Shed Various Lights on a Low-Light Image: Multi-Level Enhancement Guided by Arbitrary References
This work provides a user-friendly solution for low-light image enhancement, allowing users to customize brightness levels based on their specific application scenarios or aesthetic preferences, which is an incremental improvement over existing methods.
This paper addresses the subjectivity of low-light image enhancement by proposing a neural network that generates multiple enhancement levels based on user-selected brightness reference images. The method decomposes images into low-coupling feature components, allowing for the combination of content from low-light images and luminance from references, thereby preserving color information.

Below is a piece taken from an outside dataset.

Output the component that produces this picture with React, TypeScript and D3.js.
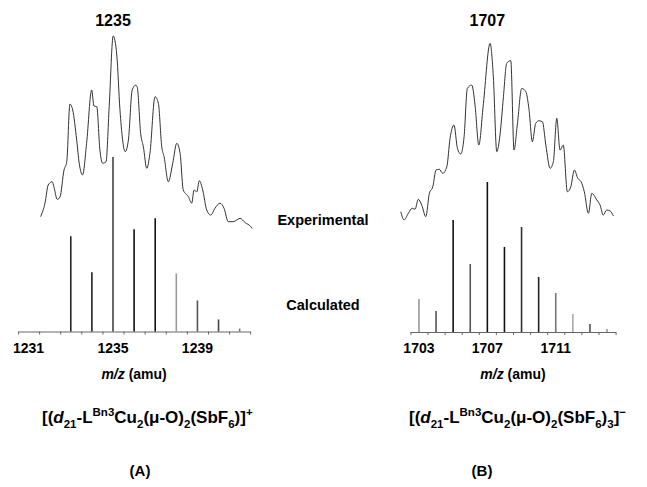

It is suggested that low-light image enhancement realizes one-to-many mapping since we have different definitions of NORMAL-light given application scenarios or users' aesthetic. However, most existing methods ignore subjectivity of the task, and simply produce one result with fixed brightness. This paper proposes a neural network for multi-level low-light image enhancement, which is user-friendly to meet various requirements by selecting different images as brightness reference. Inspired by style transfer, our method decomposes an image into two low-coupling feature components in the latent space, which allows the concatenation feasibility of the content components from low-light images and the luminance components from reference images. In such a way, the network learns to extract scene-invariant and brightness-specific information from a set of image pairs instead of learning brightness differences. Moreover, information except for the brightness is preserved to the greatest extent to alleviate color distortion. Extensive results show strong capacity and superiority of our network against existing methods.